Directive |
The line holding "const pad = 0.05" is the last one to output; start at the first line of the data, keep every line in between exactly, and leave out pictures.

Data for the task |
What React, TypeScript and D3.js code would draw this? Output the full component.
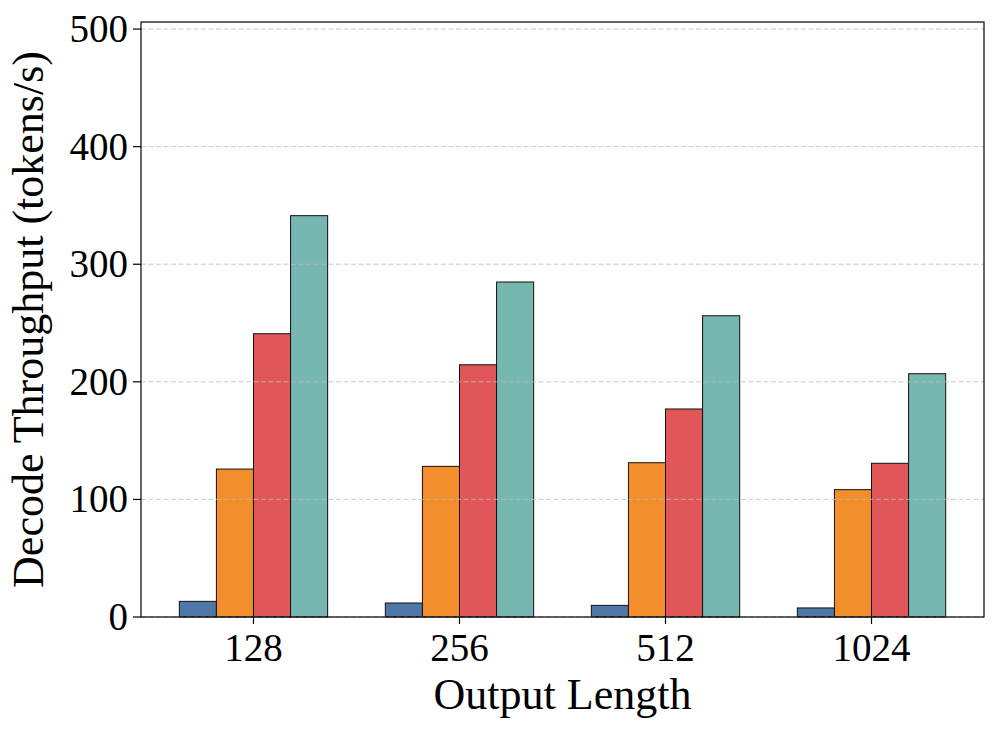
import React, { useEffect, useRef } from "react";
import * as d3 from "d3";

// output lengths on the x axis
const outputLengths = ["128", "256", "512", "1024"];

// decode throughput (tokens/s), one array per method
const seriesA = [13.3, 11.9, 9.9, 7.7];
const seriesB = [125.8, 128.1, 131.2, 108.3];
const seriesC = [240.9, 214.5, 176.9, 130.7];
const seriesD = [341.3, 284.9, 256.2, 206.9];

const seriesColors = ["#4e79a7", "#f28e2b", "#e15759", "#76b7b2"];
const yTicks = [0, 100, 200, 300, 400, 500];

const WIDTH = 997;
const HEIGHT = 732;
const FONT = "'Liberation Serif', 'Times New Roman', serif";

export default function App() {
  const svgRef = useRef<SVGSVGElement | null>(null);

  useEffect(() => {
    const svg = d3.select(svgRef.current);
    svg.selectAll("*").remove();

    const margin = { top: 22, right: 13, bottom: 115, left: 141 };
    const innerW = WIDTH - margin.left - margin.right;
    const innerH = HEIGHT - margin.top - margin.bottom;

    const series = [seriesA, seriesB, seriesC, seriesD];
    const barW = 0.18;
    const half = (series.length / 2) * barW;
    const pad = 0.05 * (outputLengths.length - 1 + 2 * half);

    const x = d3.scaleLinear()
      .domain([-half - pad, outputLengths.length - 1 + half + pad])
      .range([0, innerW]);

    const y = d3.scaleLinear()
      .domain([0, 506])
      .range([innerH, 0]);

    const g = svg.append("g")
      .attr("transform", `translate(${margin.left},${margin.top})`);

    // bars
    series.forEach((vals, si) => {
      g.selectAll(`.bar-${si}`)
        .data(vals)
        .join("rect")
        .attr("class", `bar-${si}`)
        .attr("x", (_, i) => x(i - half + si * barW))
        .attr("width", x(barW) - x(0))
        .attr("y", d => y(d))
        .attr("height", d => y(0) - y(d))
        .attr("fill", seriesColors[si])
        .attr("stroke", "#111")
        .attr("stroke-width", 1);
    });

    // dashed grid drawn on top of the bars
    g.selectAll(".grid")
      .data(yTicks)
      .join("line")
      .attr("class", "grid")
      .attr("x1", 0)
      .attr("x2", innerW)
      .attr("y1", d => y(d))
      .attr("y2", d => y(d))
      .attr("stroke", "#bdbdbd")
      .attr("stroke-opacity", 0.8)
      .attr("stroke-width", 1)
      .attr("stroke-dasharray", "5,2.5");

    // y ticks
    const yAxis = g.append("g");
    yAxis.selectAll("line")
      .data(yTicks)
      .join("line")
      .attr("x1", -8)
      .attr("x2", 0)
      .attr("y1", d => y(d))
      .attr("y2", d => y(d))
      .attr("stroke", "#000")
      .attr("stroke-width", 1.2);
    yAxis.selectAll("text")
      .data(yTicks)
      .join("text")
      .attr("x", -13)
      .attr("y", d => y(d) + 13)
      .attr("text-anchor", "end")
      .style("font-family", FONT)
      .style("font-size", "39px")
      .style("fill", "#000")
      .text(d => d);

    // x ticks
    const xAxis = g.append("g").attr("transform", `translate(0,${innerH})`);
    xAxis.selectAll("line")
      .data(outputLengths)
      .join("line")
      .attr("x1", (_, i) => x(i))
      .attr("x2", (_, i) => x(i))
      .attr("y1", 0)
      .attr("y2", 7)
      .attr("stroke", "#000")
      .attr("stroke-width", 1.2);
    xAxis.selectAll("text")
      .data(outputLengths)
      .join("text")
      .attr("x", (_, i) => x(i))
      .attr("y", 44)
      .attr("text-anchor", "middle")
      .style("font-family", FONT)
      .style("font-size", "39px")
      .style("fill", "#000")
      .text(d => d);

    // frame
    g.append("rect")
      .attr("x", 0)
      .attr("y", 0)
      .attr("width", innerW)
      .attr("height", innerH)
      .attr("fill", "none")
      .attr("stroke", "#000")
      .attr("stroke-width", 1.2);

    // axis labels
    svg.append("text")
      .attr("x", margin.left + innerW / 2)
      .attr("y", 709)
      .attr("text-anchor", "middle")
      .style("font-family", FONT)
      .style("font-size", "44px")
      .style("fill", "#000")
      .text("Output Length");

    svg.append("text")
      .attr("transform", `translate(43,${margin.top + innerH / 2}) rotate(-90)`)
      .attr("text-anchor", "middle")
      .style("font-family", FONT)
      .style("font-size", "44px")
      .style("fill", "#000")
      .text("Decode Throughput (tokens/s)");
  }, []);

  return (
    <svg
      ref={svgRef}
      width={WIDTH}
      height={HEIGHT}
      style={{ position: "absolute", left: 0, top: 0, background: "#fff" }}
    />
  );
}
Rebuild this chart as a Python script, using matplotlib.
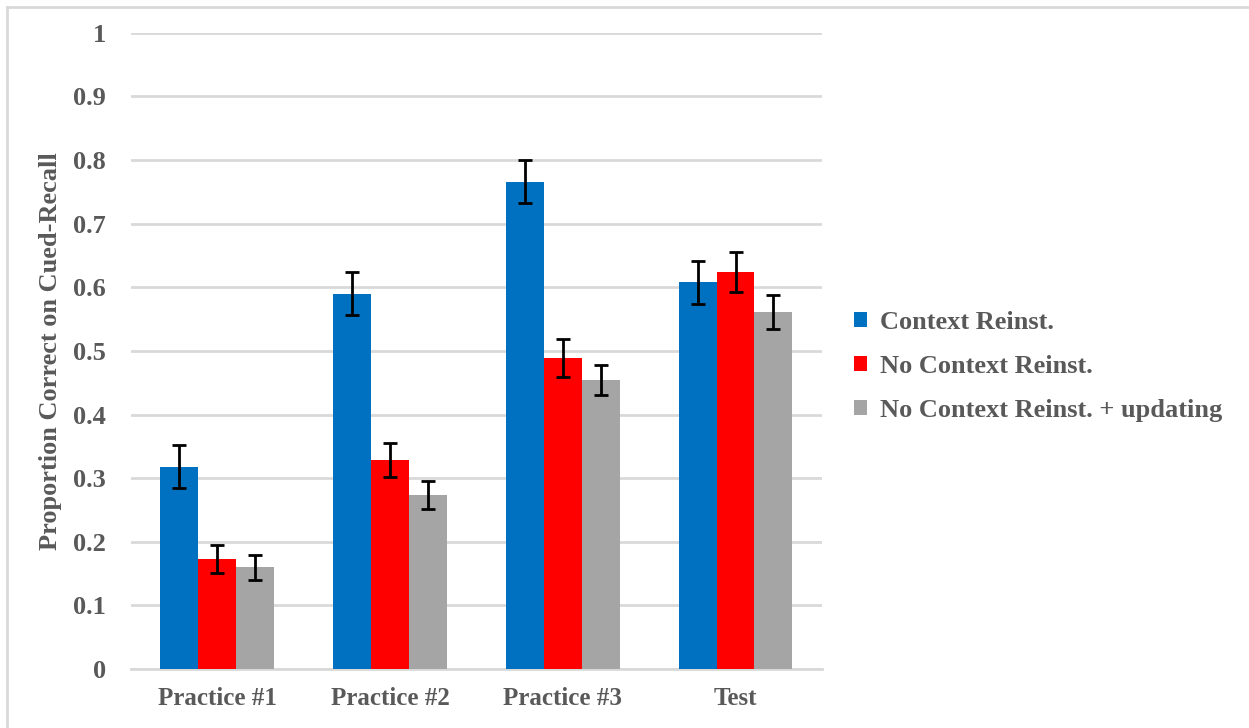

Task result |
What React, TypeScript and D3.js code would draw this? Output the full component.
import React, { useEffect, useRef } from "react";
import * as d3 from "d3";

// output lengths on the x axis
const outputLengths = ["128", "256", "512", "1024"];

// decode throughput (tokens/s), one array per method
const seriesA = [13.3, 11.9, 9.9, 7.7];
const seriesB = [125.8, 128.1, 131.2, 108.3];
const seriesC = [240.9, 214.5, 176.9, 130.7];
const seriesD = [341.3, 284.9, 256.2, 206.9];

const seriesColors = ["#4e79a7", "#f28e2b", "#e15759", "#76b7b2"];
const yTicks = [0, 100, 200, 300, 400, 500];

const WIDTH = 997;
const HEIGHT = 732;
const FONT = "'Liberation Serif', 'Times New Roman', serif";

export default function App() {
  const svgRef = useRef<SVGSVGElement | null>(null);

  useEffect(() => {
    const svg = d3.select(svgRef.current);
    svg.selectAll("*").remove();

    const margin = { top: 22, right: 13, bottom: 115, left: 141 };
    const innerW = WIDTH - margin.left - margin.right;
    const innerH = HEIGHT - margin.top - margin.bottom;

    const series = [seriesA, seriesB, seriesC, seriesD];
    const barW = 0.18;
    const half = (series.length / 2) * barW;
    const pad = 0.05 * (outputLengths.length - 1 + 2 * half);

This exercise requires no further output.